=== WRITTEN INSTRUCTION ===
Type out the material below exactly.

=== DATASET ROWS ===
===============
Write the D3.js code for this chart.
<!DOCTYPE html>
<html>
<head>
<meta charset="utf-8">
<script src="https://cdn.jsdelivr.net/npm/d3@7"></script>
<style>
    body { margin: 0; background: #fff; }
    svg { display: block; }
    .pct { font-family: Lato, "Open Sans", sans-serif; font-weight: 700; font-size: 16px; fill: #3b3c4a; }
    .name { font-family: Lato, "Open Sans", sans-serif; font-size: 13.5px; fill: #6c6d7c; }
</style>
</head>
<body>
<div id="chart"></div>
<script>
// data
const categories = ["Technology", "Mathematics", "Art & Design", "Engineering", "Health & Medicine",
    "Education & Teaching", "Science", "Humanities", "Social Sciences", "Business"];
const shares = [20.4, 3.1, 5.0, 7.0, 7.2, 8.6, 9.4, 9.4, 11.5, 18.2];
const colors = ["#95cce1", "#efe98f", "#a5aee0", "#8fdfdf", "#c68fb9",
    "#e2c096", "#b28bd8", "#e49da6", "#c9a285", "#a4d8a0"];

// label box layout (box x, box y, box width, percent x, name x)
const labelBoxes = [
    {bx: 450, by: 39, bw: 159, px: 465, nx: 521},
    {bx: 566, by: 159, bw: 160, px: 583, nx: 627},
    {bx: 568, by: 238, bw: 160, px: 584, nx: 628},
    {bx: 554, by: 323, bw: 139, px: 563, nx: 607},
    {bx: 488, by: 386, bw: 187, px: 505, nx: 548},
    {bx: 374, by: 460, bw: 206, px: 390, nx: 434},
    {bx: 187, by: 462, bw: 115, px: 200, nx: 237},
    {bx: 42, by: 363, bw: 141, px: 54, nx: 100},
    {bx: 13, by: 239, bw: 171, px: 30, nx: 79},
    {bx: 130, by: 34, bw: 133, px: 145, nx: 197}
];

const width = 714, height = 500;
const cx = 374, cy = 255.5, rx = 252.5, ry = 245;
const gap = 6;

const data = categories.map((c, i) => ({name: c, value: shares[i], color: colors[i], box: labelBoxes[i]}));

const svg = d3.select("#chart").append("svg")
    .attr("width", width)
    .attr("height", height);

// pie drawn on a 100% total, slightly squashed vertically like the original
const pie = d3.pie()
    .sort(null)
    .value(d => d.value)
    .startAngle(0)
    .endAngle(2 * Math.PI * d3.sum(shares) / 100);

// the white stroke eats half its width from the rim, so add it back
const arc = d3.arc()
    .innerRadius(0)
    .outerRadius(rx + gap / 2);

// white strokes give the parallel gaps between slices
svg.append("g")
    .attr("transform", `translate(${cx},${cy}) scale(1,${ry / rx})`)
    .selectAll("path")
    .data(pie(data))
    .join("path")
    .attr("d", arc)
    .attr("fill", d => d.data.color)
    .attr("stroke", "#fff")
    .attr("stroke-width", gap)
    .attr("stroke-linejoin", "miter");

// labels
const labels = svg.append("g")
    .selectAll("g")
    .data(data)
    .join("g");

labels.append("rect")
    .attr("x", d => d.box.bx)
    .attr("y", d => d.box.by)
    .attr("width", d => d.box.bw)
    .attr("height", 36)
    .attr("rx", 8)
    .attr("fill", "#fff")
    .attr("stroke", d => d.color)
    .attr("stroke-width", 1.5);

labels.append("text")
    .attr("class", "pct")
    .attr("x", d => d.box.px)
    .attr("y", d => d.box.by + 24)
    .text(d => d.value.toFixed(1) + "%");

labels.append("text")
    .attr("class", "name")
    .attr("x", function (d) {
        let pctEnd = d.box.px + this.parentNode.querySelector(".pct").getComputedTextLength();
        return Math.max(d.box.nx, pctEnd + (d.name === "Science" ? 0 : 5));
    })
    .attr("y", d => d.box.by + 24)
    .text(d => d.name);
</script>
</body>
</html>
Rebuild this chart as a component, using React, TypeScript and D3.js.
===============
=== RESULT FOR THIS EXERCISE ===
Write the D3.js code for this chart.
<!DOCTYPE html>
<html>
<head>
<meta charset="utf-8">
<script src="https://cdn.jsdelivr.net/npm/d3@7"></script>
<style>
    body { margin: 0; background: #fff; }
    svg { display: block; }
    .pct { font-family: Lato, "Open Sans", sans-serif; font-weight: 700; font-size: 16px; fill: #3b3c4a; }
    .name { font-family: Lato, "Open Sans", sans-serif; font-size: 13.5px; fill: #6c6d7c; }
</style>
</head>
<body>
<div id="chart"></div>
<script>
// data
const categories = ["Technology", "Mathematics", "Art & Design", "Engineering", "Health & Medicine",
    "Education & Teaching", "Science", "Humanities", "Social Sciences", "Business"];
const shares = [20.4, 3.1, 5.0, 7.0, 7.2, 8.6, 9.4, 9.4, 11.5, 18.2];
const colors = ["#95cce1", "#efe98f", "#a5aee0", "#8fdfdf", "#c68fb9",
    "#e2c096", "#b28bd8", "#e49da6", "#c9a285", "#a4d8a0"];

// label box layout (box x, box y, box width, percent x, name x)
const labelBoxes = [
    {bx: 450, by: 39, bw: 159, px: 465, nx: 521},
    {bx: 566, by: 159, bw: 160, px: 583, nx: 627},
    {bx: 568, by: 238, bw: 160, px: 584, nx: 628},
    {bx: 554, by: 323, bw: 139, px: 563, nx: 607},
    {bx: 488, by: 386, bw: 187, px: 505, nx: 548},
    {bx: 374, by: 460, bw: 206, px: 390, nx: 434},
    {bx: 187, by: 462, bw: 115, px: 200, nx: 237},
    {bx: 42, by: 363, bw: 141, px: 54, nx: 100},
    {bx: 13, by: 239, bw: 171, px: 30, nx: 79},
    {bx: 130, by: 34, bw: 133, px: 145, nx: 197}
];

const width = 714, height = 500;
const cx = 374, cy = 255.5, rx = 252.5, ry = 245;
const gap = 6;

const data = categories.map((c, i) => ({name: c, value: shares[i], color: colors[i], box: labelBoxes[i]}));

const svg = d3.select("#chart").append("svg")
    .attr("width", width)
    .attr("height", height);

// pie drawn on a 100% total, slightly squashed vertically like the original
const pie = d3.pie()
    .sort(null)
    .value(d => d.value)
    .startAngle(0)
    .endAngle(2 * Math.PI * d3.sum(shares) / 100);

// the white stroke eats half its width from the rim, so add it back
const arc = d3.arc()
    .innerRadius(0)
    .outerRadius(rx + gap / 2);

// white strokes give the parallel gaps between slices
svg.append("g")
    .attr("transform", `translate(${cx},${cy}) scale(1,${ry / rx})`)
    .selectAll("path")
    .data(pie(data))
    .join("path")
    .attr("d", arc)
    .attr("fill", d => d.data.color)
    .attr("stroke", "#fff")
    .attr("stroke-width", gap)
    .attr("stroke-linejoin", "miter");

// labels
const labels = svg.append("g")
    .selectAll("g")
    .data(data)
    .join("g");

labels.append("rect")
    .attr("x", d => d.box.bx)
    .attr("y", d => d.box.by)
    .attr("width", d => d.box.bw)
    .attr("height", 36)
    .attr("rx", 8)
    .attr("fill", "#fff")
    .attr("stroke", d => d.color)
    .attr("stroke-width", 1.5);

labels.append("text")
    .attr("class", "pct")
    .attr("x", d => d.box.px)
    .attr("y", d => d.box.by + 24)
    .text(d => d.value.toFixed(1) + "%");

labels.append("text")
    .attr("class", "name")
    .attr("x", function (d) {
        let pctEnd = d.box.px + this.parentNode.querySelector(".pct").getComputedTextLength();
        return Math.max(d.box.nx, pctEnd + (d.name === "Science" ? 0 : 5));
    })
    .attr("y", d => d.box.by + 24)
    .text(d => d.name);
</script>
</body>
</html>
Rebuild this chart as a component, using React, TypeScript and D3.js.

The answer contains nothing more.